Hungerstreik im EM-Land
Die Menschenrechtsbeauftragte der ukrainischen Regierung, Nina Karpatschowa, kritisierte den Umgang mit der 51-jährigen Oppositionsführerin und forderte eine unabhängige Untersuchung der Ereignisse von Freitagabend. Karpatschowa erklärte heute auf einer Pressekonferenz in Kiew, sie habe Timoschenko gestern in ihrer Zelle besucht und „erhebliche, sichtbare Verletzungen am Körper Timoschenkos festgestellt“, so die Ombudsfrau für Menschenrechte.
Der Oppositionspolitiker und frühere Außenminister Arseni Jazenjuk sprach von einem „Mordversuch an Julia Timoschenko“. Er forderte Generalstaatsanwalt Viktor Pschoka dazu auf, zu den Vorfällen in der Strafkolonie 54, im Parlament Rede und Antwort zu stehen.
Die Regierung hingegen pocht darauf, sich an Gesetze gehalten zu haben. Bereits gestern erklärte die Staatsanwaltschaft in Charkiw, die Wachen, die Timoschenko am vergangenen Freitag zu einer Untersuchung in ein Krankenhaus gebracht haben, hätten zwar Gewalt angewendet, das sei aber alles im Rahmen der Gesetze geschehen. Heute legte der Fraktionsvorsitzende der Regierungspartei, Partei der Regionen, Alexander Jewremow, nach: „Der Fall Timoschenko würde aufgebauscht, die internationale Kritik sowie die Stellungnahme der Ombudsfrau sind nichts als Gefälligkeiten für Frau Timoschenko“, ätzte der Politiker.

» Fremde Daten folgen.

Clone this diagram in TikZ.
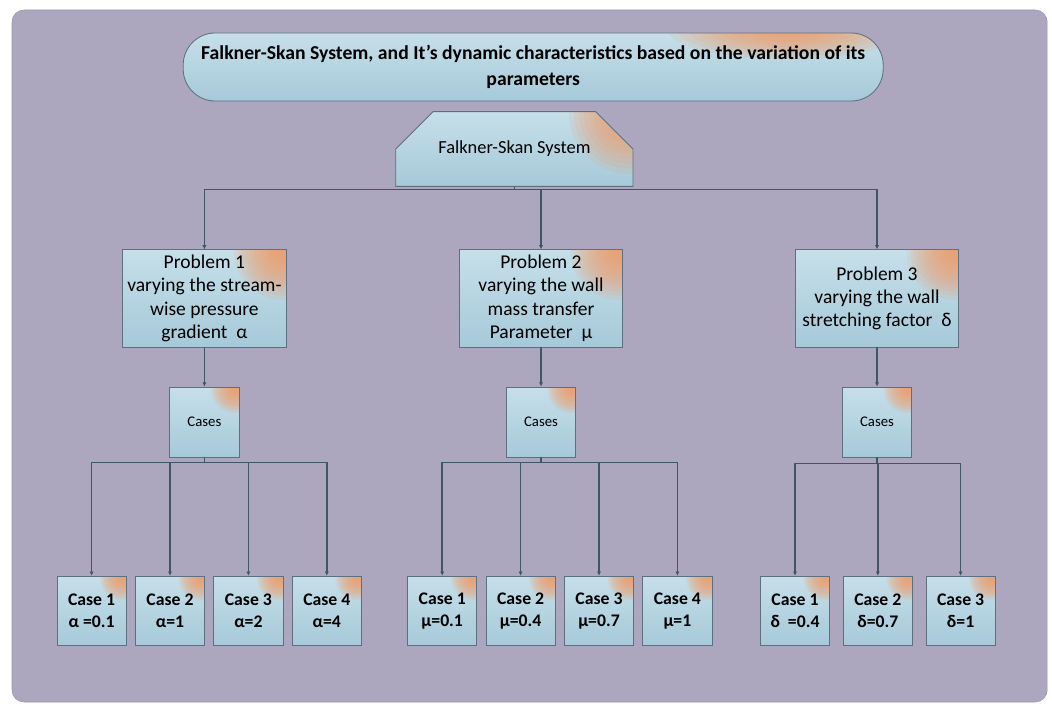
\documentclass[tikz,border=0pt]{standalone}
\usepackage{fontspec}
\setmainfont{Carlito}
\usepackage{xcolor}
\usepackage{tikz}
\usetikzlibrary{shapes,shapes.misc,arrows,arrows.meta,positioning}
\definecolor{bgpurple}{HTML}{ACA7BF}
\definecolor{bgedge}{HTML}{9A95AE}
\definecolor{boxtop}{HTML}{C6DFE9}
\definecolor{boxbot}{HTML}{A6C9D9}
\definecolor{glow}{HTML}{F5955A}
\definecolor{edge}{HTML}{5C7080}
\definecolor{wire}{HTML}{3F5667}
% soft orange glow in the top right corner, built from thin layers
\tikzstyle{glowing} = [top color=boxtop, bottom color=boxbot, draw=edge, line width=0.6pt,
  path picture={\foreach \k in {1,...,12} {\fill[glow, opacity=0.12] ([xshift=-0.1cm,yshift=-0.05cm]path picture bounding box.north east) circle ({#1*\k/12});}}]
\tikzstyle{titlebox} = [rectangle, rounded corners=0.8cm, minimum width=17.5cm, minimum height=1.7cm, align=center, font=\fontsize{14}{18}\selectfont\bfseries,
  top color=boxtop, bottom color=boxbot, draw=edge, line width=0.6pt,
  path picture={\foreach \k in {1,...,12} {\fill[glow, opacity=0.12] ([xshift=-2.4cm,yshift=0.1cm]path picture bounding box.north east) ellipse ({3.0cm*\k/12} and {0.75cm*\k/12});}}]
\tikzstyle{systembox} = [chamfered rectangle, chamfered rectangle corners={north east, north west}, chamfered rectangle xsep=0.55cm, chamfered rectangle ysep=0.62cm, glowing=1.5cm, minimum width=5.93cm, minimum height=1.8cm, font=\fontsize{13.1}{15}\selectfont]
\tikzstyle{problem} = [rectangle, glowing=1.2cm, minimum width=4.08cm, minimum height=2.43cm, inner sep=0pt, align=center, font=\fontsize{13.9}{16.7}\selectfont]
\tikzstyle{casesbox} = [rectangle, glowing=0.6cm, minimum width=1.73cm, minimum height=1.75cm, inner sep=0pt, font=\fontsize{10.5}{12}\selectfont]
\tikzstyle{casebox} = [rectangle, glowing=0.55cm, minimum width=1.73cm, minimum height=1.73cm, inner sep=0pt, align=center, font=\fontsize{12.6}{15.6}\selectfont\bfseries]
\tikzstyle{line} = [draw=wire, line width=1.2pt, -{Latex[length=3pt,width=3pt]}]

\begin{document}
\begin{tikzpicture}[node distance = 3.09cm]
\useasboundingbox (0,0) rectangle (26.3,-17.7);
\fill[bgpurple, draw=bgedge, rounded corners=0.3cm] (0.3,-0.25) rectangle (26.18,-17.55);

\node [titlebox] (title) at (13.33,-1.675) {Falkner-Skan System, and It’s dynamic characteristics based on the variation of its\\parameters};
\node [systembox] (fss) at (12.86,-3.725) {Falkner-Skan System};

\node [problem] (prob1) at (5.11,-7.46) {Problem 1\\varying the stream-\\wise pressure\\gradient~~α};
\node [problem] (prob2) at (13.525,-7.46) {Problem 2\\varying the wall\\mass transfer\\Parameter~~μ};
\node [problem] (prob3) at (21.925,-7.46) {Problem 3\\varying the wall\\stretching factor~~δ};

\node [casesbox, below of=prob1] (cases1) {Cases};
\node [casesbox, below of=prob2] (cases2) {Cases};
\node [casesbox, below of=prob3] (cases3) {Cases};

% cases of problem 1
\node [casebox, below of=cases1, node distance=4.72cm, xshift=-2.82cm] (case11) {Case 1\\α =0.1};
\node [casebox, right of=case11, node distance=1.96cm] (case12) {Case 2\\α=1};
\node [casebox, right of=case12, node distance=1.96cm] (case13) {Case 3\\α=2};
\node [casebox, right of=case13, node distance=1.96cm] (case14) {Case 4\\α=4};

% cases of problem 2
\node [casebox, below of=cases2, node distance=4.72cm, xshift=-2.47cm] (case21) {Case 1\\μ=0.1};
\node [casebox, right of=case21, node distance=1.96cm] (case22) {Case 2\\μ=0.4};
\node [casebox, right of=case22, node distance=1.96cm] (case23) {Case 3\\μ=0.7};
\node [casebox, right of=case23, node distance=1.96cm] (case24) {Case 4\\μ=1};

% cases of problem 3
\node [casebox, below of=cases3, node distance=4.72cm, xshift=-2.05cm] (case31) {Case 1\\δ~~=0.4};
\node [casebox, right of=case31, node distance=2.07cm] (case32) {Case 2\\δ=0.7};
\node [casebox, right of=case32, node distance=2.07cm] (case33) {Case 3\\δ=1};

\foreach \p in {1,2,3} {
  \path [line] (fss.south) -- ++(0,-0.07) -| (prob\p.north);
  \path [line] (prob\p) -- (cases\p);
}
\foreach \c in {1,2,3,4} {
  \path [line] (cases1.south) -- ++(0,-0.13) -| (case1\c.north);
  \path [line] (cases2.south) -- ++(0,-0.13) -| (case2\c.north);
}
\foreach \c in {1,2,3} {
  \path [line] (cases3.south) -- ++(0,-0.15) -| (case3\c.north);
}
\end{tikzpicture}
\end{document}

Offenbar ist es in dem Frauengefängnis in der ostukrainischen Stadt Charkiw, dort, wo die deutsche Nationalmannschaft am 13. Juni die EURO 2012-Partie gegen die Niederlande bestreiten wird, zu gewalttätigen Übergriffen gekommen. Zahlreiche Politiker, darunter auch der Menschenrechtsbeauftragte der Bundesregierung, Markus Löning (FDP), appellierten an den Uefa-Präsidenten Michel Platini, sich für Timoschenko einzusetzen. Platini wies die Vorwürfe zurück. „Die Uefa ist keine politische Institution und wird nie eine sein. Dafür ist eine EM immer ein großes europäisches Festival, das Kontakte, den Austausch und Diskussionen auf allen Ebenen fördert.“
Julia Timoschenko hatte über ihren Anwalt Sergej Wlasenko gestern erklären lassen, dass seine Mandantin am Freitagabend von drei Männern gewaltsam in ein Krankenhaus gebracht worden war. Timoschenko hat bisher jede Behandlung durch die ukrainischen Behörden verweigert, weil sie kein Vertrauen in die vom Staat eingesetzten Ärzte hat. Nach kurzer Diskussion mit dem Anstaltsleiter sei Timoschenko am Freitag regelrecht „zusammengeschlagen worden“, berichtete ihr Anwalt.
Drei Männer hätten ihr in den Leib geschlagen, Arme und Beine verdreht und nachdem sie, der an einem Bandscheibenvorfall erkrankten 51-Jährigen, ein Bettlaken über den Kopf geworfen hätten, gemeinsam auf die eingeschlagen. „Ich dachte, meine letzte Stunde ist gekommen“, hat Timoschenkos in einem handschriftlichen Papier geschrieben, das auf der Partei-Website nachzulesen ist.
Mitglieder der Vaterlandspartei sind aus Solidarität mit der Vorsitzenden ebenfalls in einen unbefristeten Hungerstreik getreten. Bürger aus der Heimatstadt Timoschenkos, der ostukrainischen Stadt Dnipropetrowsk, wollen öffentliche Einrichtungen blockieren, sollte der Generalstaatsanwalt nicht zur Verantwortung gezogen werden.